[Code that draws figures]
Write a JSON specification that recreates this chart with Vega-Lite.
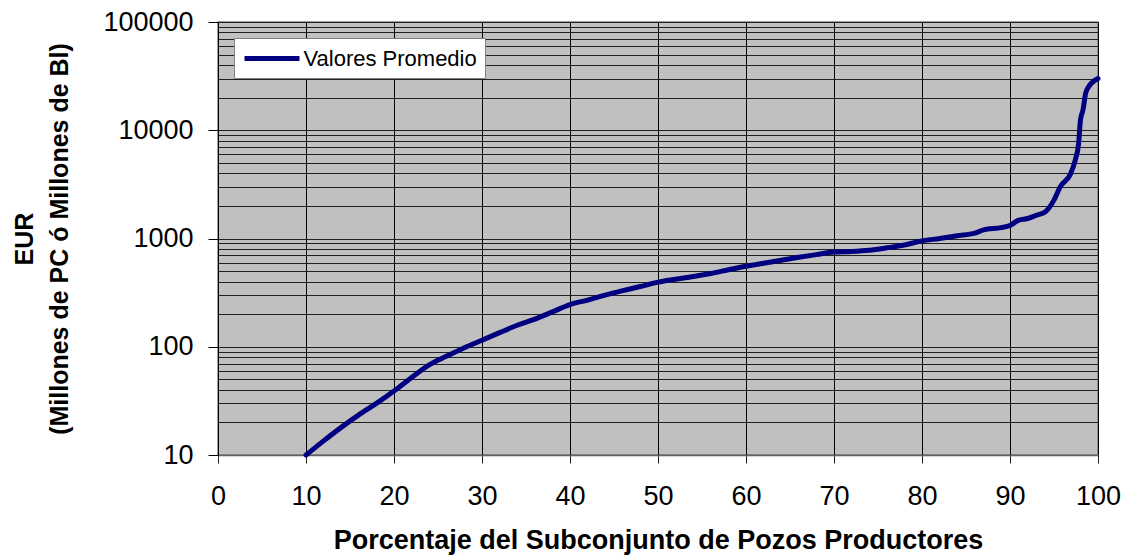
{
  "$schema": "https://vega.github.io/schema/vega-lite/v6.json",
  "width": 880,
  "height": 433,
  "autosize": {"type": "none"},
  "padding": {"left": 218, "top": 22, "right": 39, "bottom": 100},
  "background": "white",
  "config": {
    "font": "Liberation Sans",
    "view": {"fill": "#C0C0C0", "stroke": "#808080", "strokeWidth": 1.5},
    "axis": {"labelFont": "Liberation Sans", "titleFont": "Liberation Sans", "labelColor": "black", "titleColor": "black"}
  },
  "data": {
    "values": [
      {"pct": 10, "eur": 10, "serie": "Valores Promedio"},
      {"pct": 12, "eur": 13.5, "serie": "Valores Promedio"},
      {"pct": 14, "eur": 18, "serie": "Valores Promedio"},
      {"pct": 16, "eur": 23.5, "serie": "Valores Promedio"},
      {"pct": 18, "eur": 30, "serie": "Valores Promedio"},
      {"pct": 20, "eur": 39, "serie": "Valores Promedio"},
      {"pct": 22, "eur": 52, "serie": "Valores Promedio"},
      {"pct": 24, "eur": 68, "serie": "Valores Promedio"},
      {"pct": 26, "eur": 82, "serie": "Valores Promedio"},
      {"pct": 28, "eur": 98, "serie": "Valores Promedio"},
      {"pct": 30, "eur": 115, "serie": "Valores Promedio"},
      {"pct": 32, "eur": 135, "serie": "Valores Promedio"},
      {"pct": 34, "eur": 158, "serie": "Valores Promedio"},
      {"pct": 36, "eur": 180, "serie": "Valores Promedio"},
      {"pct": 38, "eur": 210, "serie": "Valores Promedio"},
      {"pct": 40, "eur": 245, "serie": "Valores Promedio"},
      {"pct": 42, "eur": 270, "serie": "Valores Promedio"},
      {"pct": 44, "eur": 300, "serie": "Valores Promedio"},
      {"pct": 46, "eur": 330, "serie": "Valores Promedio"},
      {"pct": 48, "eur": 360, "serie": "Valores Promedio"},
      {"pct": 50, "eur": 395, "serie": "Valores Promedio"},
      {"pct": 52, "eur": 420, "serie": "Valores Promedio"},
      {"pct": 54, "eur": 445, "serie": "Valores Promedio"},
      {"pct": 56, "eur": 475, "serie": "Valores Promedio"},
      {"pct": 58, "eur": 515, "serie": "Valores Promedio"},
      {"pct": 60, "eur": 555, "serie": "Valores Promedio"},
      {"pct": 62, "eur": 590, "serie": "Valores Promedio"},
      {"pct": 64, "eur": 630, "serie": "Valores Promedio"},
      {"pct": 66, "eur": 670, "serie": "Valores Promedio"},
      {"pct": 68, "eur": 710, "serie": "Valores Promedio"},
      {"pct": 70, "eur": 750, "serie": "Valores Promedio"},
      {"pct": 72, "eur": 760, "serie": "Valores Promedio"},
      {"pct": 74, "eur": 780, "serie": "Valores Promedio"},
      {"pct": 76, "eur": 820, "serie": "Valores Promedio"},
      {"pct": 78, "eur": 870, "serie": "Valores Promedio"},
      {"pct": 80, "eur": 950, "serie": "Valores Promedio"},
      {"pct": 82, "eur": 1000, "serie": "Valores Promedio"},
      {"pct": 84, "eur": 1060, "serie": "Valores Promedio"},
      {"pct": 86, "eur": 1120, "serie": "Valores Promedio"},
      {"pct": 87, "eur": 1200, "serie": "Valores Promedio"},
      {"pct": 89, "eur": 1260, "serie": "Valores Promedio"},
      {"pct": 90, "eur": 1320, "serie": "Valores Promedio"},
      {"pct": 91, "eur": 1480, "serie": "Valores Promedio"},
      {"pct": 92, "eur": 1530, "serie": "Valores Promedio"},
      {"pct": 93, "eur": 1640, "serie": "Valores Promedio"},
      {"pct": 94, "eur": 1760, "serie": "Valores Promedio"},
      {"pct": 95, "eur": 2260, "serie": "Valores Promedio"},
      {"pct": 95.7, "eur": 3000, "serie": "Valores Promedio"},
      {"pct": 96.9, "eur": 3990, "serie": "Valores Promedio"},
      {"pct": 97.4, "eur": 5250, "serie": "Valores Promedio"},
      {"pct": 97.8, "eur": 7600, "serie": "Valores Promedio"},
      {"pct": 98, "eur": 12300, "serie": "Valores Promedio"},
      {"pct": 98.3, "eur": 15500, "serie": "Valores Promedio"},
      {"pct": 98.6, "eur": 22000, "serie": "Valores Promedio"},
      {"pct": 98.9, "eur": 25000, "serie": "Valores Promedio"},
      {"pct": 100, "eur": 30000, "serie": "Valores Promedio"}
    ]
  },
  "mark": {"type": "line", "strokeWidth": 5, "strokeCap": "round", "strokeJoin": "round", "interpolate": "monotone"},
  "encoding": {
    "x": {
      "field": "pct", "type": "quantitative",
      "scale": {"domain": [0, 100], "nice": false},
      "axis": {
        "values": [0, 10, 20, 30, 40, 50, 60, 70, 80, 90, 100],
        "title": "Porcentaje del Subconjunto de Pozos Productores",
        "titleFontSize": 27, "titleFontWeight": "bold", "titlePadding": 18,
        "labelFontSize": 27, "labelPadding": 20, "labelFlush": false,
        "grid": true, "gridColor": "black", "gridOpacity": 1, "gridWidth": 1,
        "domain": true, "domainColor": "#606060", "domainWidth": 1.5,
        "tickColor": "#202020", "tickSize": 8
      }
    },
    "y": {
      "field": "eur", "type": "quantitative",
      "scale": {"type": "log", "domain": [10, 100000], "nice": false},
      "axis": {
        "values": [10, 20, 30, 40, 50, 60, 70, 80, 90, 100, 200, 300, 400, 500, 600, 700, 800, 900, 1000, 2000, 3000, 4000, 5000, 6000, 7000, 8000, 9000, 10000, 20000, 30000, 40000, 50000, 60000, 70000, 80000, 90000, 100000],
        "labelExpr": "indexof([10, 100, 1000, 10000, 100000], datum.value) >= 0 ? format(datum.value, 'd') : ''",
        "title": ["EUR", "(Millones de PC ó Millones de Bl)"],
        "titleFontSize": 25, "titleFontWeight": "bold", "titleLineHeight": 35, "titlePadding": 30,
        "labelFontSize": 27, "labelPadding": 15, "labelFlush": false, "labelOverlap": false,
        "grid": true, "gridColor": "#202020", "gridOpacity": 1, "gridWidth": 1,
        "domain": true, "domainColor": "black", "domainWidth": 1,
        "tickColor": "black", "tickSize": 10,
        "tickOpacity": {"condition": {"test": "indexof([10, 100, 1000, 10000, 100000], datum.value) >= 0", "value": 1}, "value": 0}
      }
    },
    "color": {
      "field": "serie", "type": "nominal",
      "scale": {"range": ["#000080"]},
      "legend": {
        "title": null, "orient": "none", "legendX": 16, "legendY": 16,
        "fillColor": "white", "strokeColor": "#808080", "padding": 8,
        "symbolType": "M-2.75,0H2.75", "symbolStrokeWidth": 5, "symbolSize": 400, "symbolOffset": 17.5,
        "labelFontSize": 22, "labelFont": "Liberation Sans", "labelColor": "black", "labelOffset": 19, "labelLimit": 400
      }
    }
  }
}
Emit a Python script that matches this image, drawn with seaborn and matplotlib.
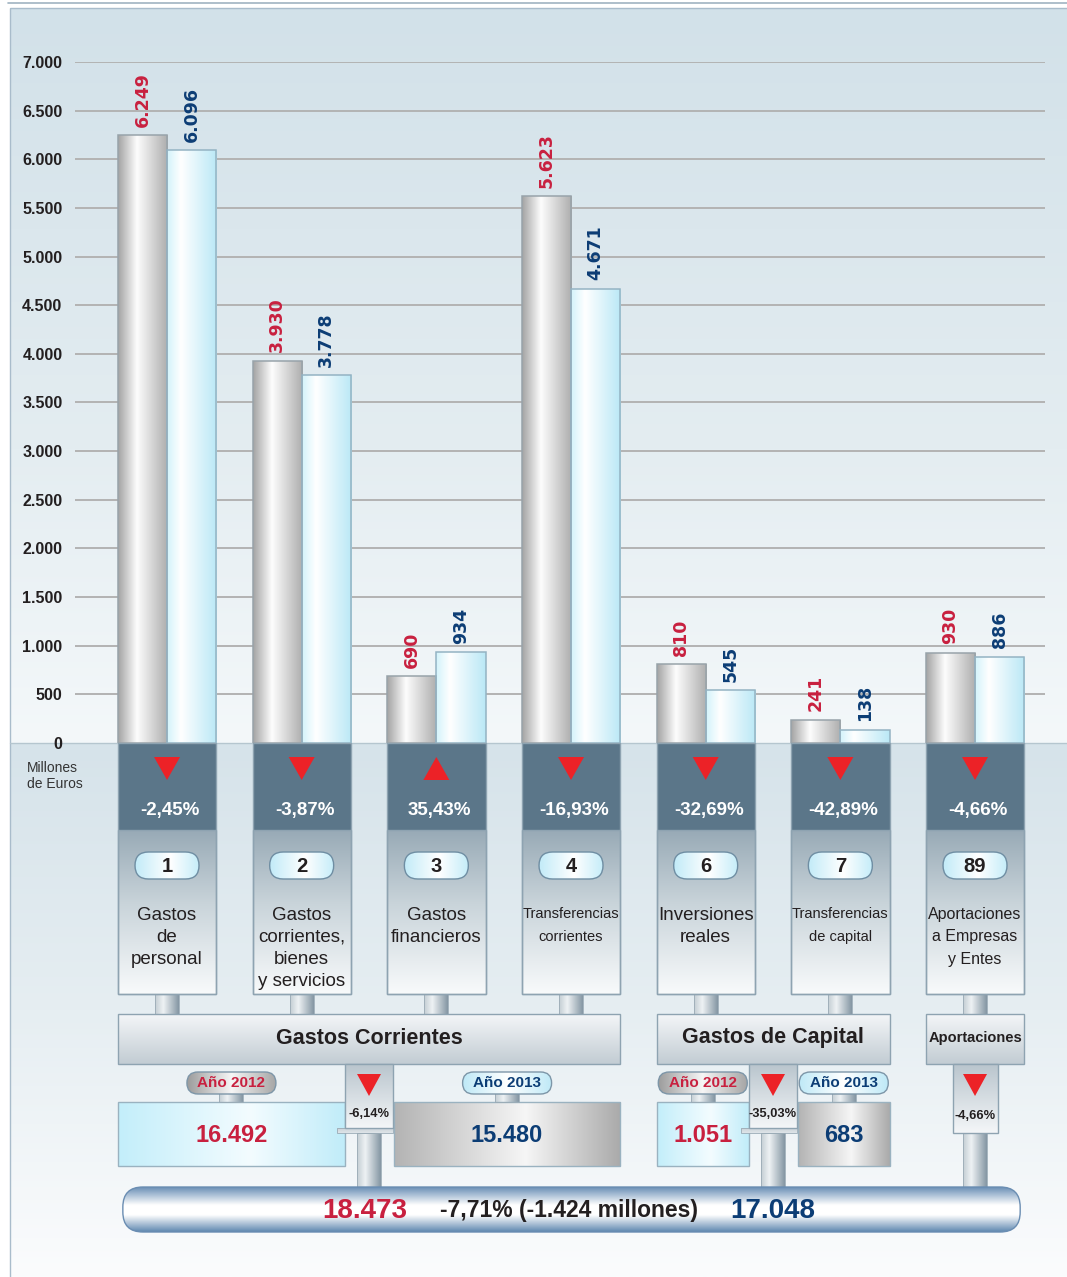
import numpy as np
import pandas as pd
import matplotlib
matplotlib.use("Agg")
import matplotlib.pyplot as plt
import seaborn as sns
from matplotlib.colors import LinearSegmentedColormap
from matplotlib.patches import Rectangle, FancyBboxPatch, Polygon

# ---- data ----
codes = ["1", "2", "3", "4", "6", "7", "89"]
categories = [
    "Gastos\nde\npersonal",
    "Gastos\ncorrientes,\nbienes\ny servicios",
    "Gastos\nfinancieros",
    "Transferencias\ncorrientes",
    "Inversiones\nreales",
    "Transferencias\nde capital",
    "Aportaciones\na Empresas\ny Entes",
]
values_2012 = [6249, 3930, 690, 5623, 810, 241, 930]
values_2013 = [6096, 3778, 934, 4671, 545, 138, 886]
pct_change = [-2.45, -3.87, 35.43, -16.93, -32.69, -42.89, -4.66]
y_ticks = list(range(0, 7001, 500))

group_names = ["Gastos Corrientes", "Gastos de Capital", "Aportaciones"]
group_members = [["1", "2", "3", "4"], ["6", "7"], ["89"]]
group_2012 = [16492, 1051, None]
group_2013 = [15480, 683, None]
group_pct = [-6.14, -35.03, -4.66]

total_2012 = 18473
total_2013 = 17048
total_pct = -7.71
total_diff = -1424

# ---- style ----
sns.set_style("white")
FONT = "Liberation Sans"
plt.rcParams["font.family"] = [FONT, "DejaVu Sans"]

RED = "#c8203f"
BLUE = "#0c3d75"
DARK = "#231f20"
TRI = "#ec2227"
SLATE = "#5b7689"
EDGE = "#8ea3b1"


def miles(v):
    return f"{v:,}".replace(",", ".")


def pct(v):
    return f"{v:.2f}%".replace(".", ",")


def gradient(axis, x0, x1, y0, y1, colors, stops=None, horizontal=True, clip=None, z=1):
    if stops is None:
        stops = np.linspace(0, 1, len(colors))
    cmap = LinearSegmentedColormap.from_list("g", list(zip(stops, colors)))
    ramp = np.linspace(0, 1, 256)
    arr = ramp[None, :] if horizontal else ramp[:, None]
    im = axis.imshow(arr, cmap=cmap, extent=(x0, x1, y1, y0), origin="upper",
                     aspect="auto", interpolation="bilinear", zorder=z)
    if clip is not None:
        im.set_clip_path(clip)
    return im


W, H = 1067, 1277
fig = plt.figure(figsize=(10.67, 12.77), dpi=100)
bg = fig.add_axes([0, 0, 1, 1], zorder=0)
bg.set_xlim(0, W)
bg.set_ylim(H, 0)
bg.set_autoscale_on(False)
bg.axis("off")


def box(x0, y0, w, h, colors, stops=None, horizontal=True, ec=EDGE, lw=1, z=2, style=None):
    if style:
        p = FancyBboxPatch((x0, y0), w, h, boxstyle=style, fc="none", ec=ec, lw=lw, zorder=z + 0.1)
    else:
        p = Rectangle((x0, y0), w, h, fc="none", ec=ec, lw=lw, zorder=z + 0.1)
    bg.add_patch(p)
    gradient(bg, x0, x0 + w, y0, y0 + h, colors, stops, horizontal, clip=p, z=z)
    return p


def cylinder(x0, x1, y0, y1, z=2):
    box(x0, y0, x1 - x0, y1 - y0, ["#c3cdd3", "#eef2f4", "#8496a3"], [0, 0.35, 1],
        ec="#9aabb6", lw=0.6, z=z)


def tri(x, ytop, w, h, up=False, z=4):
    if up:
        pts = [(x - w / 2, ytop + h), (x + w / 2, ytop + h), (x, ytop)]
    else:
        pts = [(x - w / 2, ytop), (x + w / 2, ytop), (x, ytop + h)]
    bg.add_patch(Polygon(pts, closed=True, fc=TRI, ec="none", zorder=z))


def txt(x, y, s, size, color=DARK, weight="normal", z=5, **kw):
    bg.text(x, y, s, fontsize=size, color=color, fontweight=weight,
            ha=kw.pop("ha", "center"), va=kw.pop("va", "center"), zorder=z, **kw)


# background panel
gradient(bg, 10, W, 8, 743, ["#d2e1e9", "#e4edf1", "#f4f8fa"], [0, 0.6, 1], horizontal=False, z=0.2)
gradient(bg, 10, W, 743, H, ["#d6e3ea", "#e6eef2", "#fbfcfd"], [0, 0.5, 1], horizontal=False, z=0.2)
bg.add_patch(Rectangle((10, 8), W, H, fc="none", ec="#a9bccb", lw=1, zorder=0.3))
bg.plot([8, W], [2.5, 2.5], color="#9fb3c1", lw=1.2, zorder=0.3)
bg.plot([10, W], [743, 743], color="#b5c6cf", lw=1, zorder=0.3)

# ---- bar chart ----
ax = fig.add_axes([75 / W, 1 - 743 / H, 970 / W, 681 / H], zorder=2)
ax.patch.set_alpha(0)

df = pd.DataFrame({
    "code": codes * 2,
    "year": ["2012"] * len(codes) + ["2013"] * len(codes),
    "value": values_2012 + values_2013,
})
sns.barplot(data=df, x="code", y="value", hue="year", order=codes,
            hue_order=["2012", "2013"], palette={"2012": "#cfcfcf", "2013": "#d6f4fc"},
            width=0.73, gap=0, saturation=1, errorbar=None, legend=False, ax=ax)

bar_style = [
    (["#a3a3a3", "#fdfdfd", "#adadad"], [0, 0.38, 1], "#98a3aa"),
    (["#d3f3fb", "#ffffff", "#bae8f6"], [0, 0.28, 1], "#94b3c3"),
]
for cont, (cols, stops, ec) in zip(ax.containers, bar_style):
    for p in cont:
        x0, w, h = p.get_x(), p.get_width(), p.get_height()
        p.set_facecolor("none")
        p.set_edgecolor(ec)
        p.set_linewidth(1.1)
        p.set_zorder(3)
        gradient(ax, x0, x0 + w, 0, h, cols, stops, clip=p, z=2.5)

ax.set_xlim(-0.6832, 6.5196)
ax.set_ylim(0, 7000)

ax.bar_label(ax.containers[0], labels=[miles(v) for v in values_2012], rotation=90,
             padding=6, color=RED, fontsize=12.5, fontweight="bold", family="DejaVu Sans")
ax.bar_label(ax.containers[1], labels=[miles(v) for v in values_2013], rotation=90,
             padding=6, color=BLUE, fontsize=12.5, fontweight="bold", family="DejaVu Sans")

ax.set_yticks(y_ticks)
ax.set_yticklabels([miles(t) for t in y_ticks])
ax.tick_params(axis="y", length=0, pad=9, labelsize=11.5, labelcolor=DARK)
for lbl in ax.get_yticklabels():
    lbl.set_fontweight("bold")
ax.set_xticks([])
ax.set_xlabel("")
ax.set_ylabel("")
sns.despine(ax=ax, left=True, bottom=True)
ax.yaxis.grid(True, color="#b3b3b3", lw=1.4)
ax.set_axisbelow(True)
ax.get_ygridlines()[0].set_visible(False)

txt(27, 761, "Millones\nde Euros", 10, color="#333333", ha="left", va="top", linespacing=1.15)


def px(xd):
    disp = ax.transData.transform((xd, 0))
    return bg.transData.inverted().transform(disp)[0]


HALF = 0.365
cat_sizes = [13.5, 13.5, 13.5, 10.5, 13.5, 10.5, 11.5]

# ---- per-category columns ----
for i, code in enumerate(codes):
    c, l, r = px(i), px(i - HALF), px(i + HALF)
    bg.add_patch(Rectangle((l, 743), r - l, 87, fc=SLATE, ec="none", zorder=2))
    box(l, 830, r - l, 164, ["#98aab6", "#c9d4da", "#f8fafb"], [0, 0.45, 1], horizontal=False)
    bg.add_patch(Rectangle((l, 743), r - l, 251, fc="none", ec=EDGE, lw=1, zorder=3))
    tri(c, 757, 26, 23, up=pct_change[i] > 0)
    txt(c + 3, 810, pct(pct_change[i]), 13.5, color="white", weight="bold")
    box(c - 32, 852, 64, 27, ["#c2ebf8", "#ffffff", "#c6edf9"], [0, 0.55, 1], ec="#6f8ea3",
        z=4, style="round,pad=0,rounding_size=13.5")
    txt(c, 866, code, 14.5, weight="bold")
    size = cat_sizes[i]
    # keep ~22.5 px between baselines whatever the font size
    txt(c, 907, categories[i], size, va="top", linespacing=22.5 / (0.87 * size * 100 / 72))
    cylinder(c - 12, c + 12, 994, 1014)

# ---- groups ----
centers = []
for g, name in enumerate(group_names):
    idx = [codes.index(m) for m in group_members[g]]
    gl, gr = px(min(idx) - HALF), px(max(idx) + HALF)
    gc = (gl + gr) / 2
    centers.append(gc)
    box(gl, 1014, gr - gl, 50, ["#f4f6f8", "#c2ccd3"], horizontal=False)
    txt(gc, 1038, name, 15.5 if len(idx) > 1 else 10.5, weight="bold")

    if group_2012[g] is not None:
        cw = 48
        cl, cr = gc - cw / 2, gc + cw / 2
        box(cl - 8, 1128, cw + 8, 5, ["#c9d2d8", "#dfe5e9"], horizontal=False, ec="#9aabb6", lw=0.6, z=2.5)
        box(cl, 1064, cw, 64, ["#b9c5cd", "#f4f6f8"], horizontal=False, z=3)
        tri(gc, 1074, 24, 22)
        txt(gc, 1114, pct(group_pct[g]), 9.3, weight="bold")
        cylinder(gc - 12, gc + 12, 1133, 1187)
        year_boxes = [
            (gl, cl, group_2012[g], "Año 2012", RED,
             ["#c3eefa", "#f3fcff", "#c0ecf9"], ["#9c9c9c", "#f6f6f6", "#a6a6a6"]),
            (cr + 1, gr, group_2013[g], "Año 2013", BLUE,
             ["#b3b3b3", "#f6f6f6", "#aaaaaa"], ["#bfe9f7", "#ffffff", "#bfe9f7"]),
        ]
        for x0, x1, val, year, col, fill, pill in year_boxes:
            bx = (x0 + x1) / 2
            box(x0, 1102, x1 - x0, 64, fill, [0, 0.58, 1], ec="#9ab2c0")
            txt(bx, 1135, miles(val), 17, color=col, weight="bold")
            pw = min(89, x1 - x0)
            cylinder(bx - 12, bx + 12, 1093, 1102)
            box(bx - pw / 2, 1072, pw, 22, pill, [0, 0.5, 1], ec="#7d96a8", z=3,
                style="round,pad=0,rounding_size=11")
            txt(bx, 1083, year, 11, color=col, weight="bold")
    else:
        cw = 45
        box(gc - cw / 2, 1064, cw, 69, ["#b9c5cd", "#f4f6f8"], horizontal=False, z=3)
        tri(gc, 1074, 24, 22)
        txt(gc, 1116, pct(group_pct[g]), 9.3, weight="bold")
        cylinder(gc - 12, gc + 12, 1133, 1187)

# ---- total bar ----
tl, tr = px(-HALF) + 5, px(len(codes) - 1 + HALF) - 4
box(tl, 1187, tr - tl, 45, ["#6a8fb6", "#ffffff", "#ffffff", "#5d86af"], [0, 0.4, 0.62, 1],
    horizontal=False, ec="#6a8db2", z=3, style="round,pad=0,rounding_size=20")
txt(centers[0] - 4, 1211, miles(total_2012), 20, color=RED, weight="bold")
txt((centers[0] + centers[1]) / 2 - 2, 1210, f"{pct(total_pct)} ({miles(total_diff)} millones)",
    16.5, weight="bold")
txt(centers[1], 1211, miles(total_2013), 20, color=BLUE, weight="bold")

fig.savefig("out.png", dpi=100)
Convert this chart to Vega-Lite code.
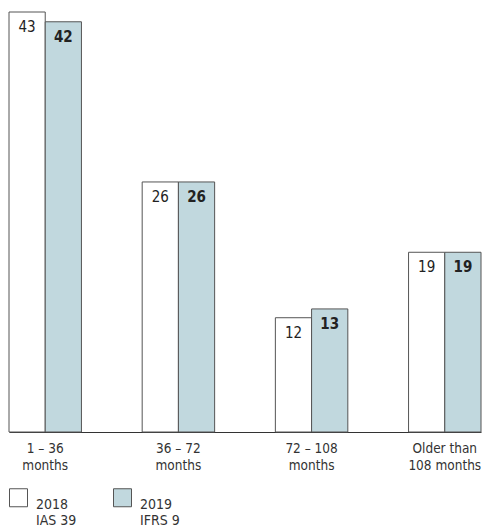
{
  "$schema": "https://vega.github.io/schema/vega-lite/v6.json",
  "autosize": "none",
  "width": 472,
  "height": 420,
  "padding": {"left": 9, "right": 2, "top": 12, "bottom": 99},
  "background": "white",
  "config": {
    "view": {"stroke": null},
    "font": "DejaVu Sans Condensed"
  },
  "data": {
    "values": [
      {"group": "1 – 36|months", "series": "2018|IAS 39", "value": 43.0, "label": "43"},
      {"group": "1 – 36|months", "series": "2019|IFRS 9", "value": 42.0, "label": "42"},
      {"group": "36 – 72|months", "series": "2018|IAS 39", "value": 25.6, "label": "26"},
      {"group": "36 – 72|months", "series": "2019|IFRS 9", "value": 25.6, "label": "26"},
      {"group": "72 – 108|months", "series": "2018|IAS 39", "value": 11.7, "label": "12"},
      {"group": "72 – 108|months", "series": "2019|IFRS 9", "value": 12.6, "label": "13"},
      {"group": "Older than|108 months", "series": "2018|IAS 39", "value": 18.4, "label": "19"},
      {"group": "Older than|108 months", "series": "2019|IFRS 9", "value": 18.4, "label": "19"}
    ]
  },
  "encoding": {
    "x": {
      "field": "group",
      "type": "nominal",
      "sort": null,
      "scale": {"paddingInner": 0.456, "paddingOuter": 0},
      "axis": {
        "title": null,
        "labelAngle": 0,
        "labelExpr": "split(datum.label, '|')",
        "labelFont": "DejaVu Sans Condensed",
        "labelFontSize": 13.5,
        "labelColor": "#333333",
        "labelLineHeight": 17,
        "labelPadding": 9,
        "ticks": false,
        "domain": true,
        "domainColor": "#333333",
        "domainWidth": 1,
        "grid": false
      }
    },
    "xOffset": {"field": "series", "type": "nominal", "sort": null},
    "y": {
      "field": "value",
      "type": "quantitative",
      "scale": {"domain": [0, 43], "nice": false, "zero": true},
      "axis": null
    }
  },
  "layer": [
    {
      "mark": {"type": "bar", "stroke": "#555555", "strokeWidth": 1},
      "encoding": {
        "color": {
          "field": "series",
          "type": "nominal",
          "sort": null,
          "scale": {"range": ["#ffffff", "#c1d8de"]},
          "legend": {
            "title": null,
            "orient": "bottom",
            "direction": "horizontal",
            "offset": 16,
            "padding": 0,
            "labelExpr": "split(datum.label, '|')",
            "labelFont": "DejaVu Sans Condensed",
            "labelFontSize": 14,
            "labelColor": "#333333",
            "labelBaseline": "top",
            "labelLineHeight": 19,
            "labelOffset": 8,
            "symbolType": "square",
            "symbolSize": 324,
            "symbolStrokeColor": "#555555",
            "symbolStrokeWidth": 1,
            "columnPadding": 34
          }
        }
      }
    },
    {
      "mark": {
        "type": "text",
        "baseline": "top",
        "align": "center",
        "dy": 8,
        "font": "DejaVu Sans Condensed",
        "fontSize": 15,
        "color": "#222222",
        "fontWeight": {"expr": "indexof(datum.series, '2019') == 0 ? 'bold' : 'normal'"}
      },
      "encoding": {
        "text": {"field": "label", "type": "nominal"}
      }
    }
  ]
}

--- Task to complete ---
Begin with the line that contains "Emit a Python", end with the line that contains "y_ticks = list(range(0, 7001, 500))", and set down every line in that range exactly as it stands, minus the pictures.

--- Task output ---
Emit a Python script that matches this image, drawn with seaborn and matplotlib.
import numpy as np
import pandas as pd
import matplotlib
matplotlib.use("Agg")
import matplotlib.pyplot as plt
import seaborn as sns
from matplotlib.colors import LinearSegmentedColormap
from matplotlib.patches import Rectangle, FancyBboxPatch, Polygon

# ---- data ----
codes = ["1", "2", "3", "4", "6", "7", "89"]
categories = [
    "Gastos\nde\npersonal",
    "Gastos\ncorrientes,\nbienes\ny servicios",
    "Gastos\nfinancieros",
    "Transferencias\ncorrientes",
    "Inversiones\nreales",
    "Transferencias\nde capital",
    "Aportaciones\na Empresas\ny Entes",
]
values_2012 = [6249, 3930, 690, 5623, 810, 241, 930]
values_2013 = [6096, 3778, 934, 4671, 545, 138, 886]
pct_change = [-2.45, -3.87, 35.43, -16.93, -32.69, -42.89, -4.66]
y_ticks = list(range(0, 7001, 500))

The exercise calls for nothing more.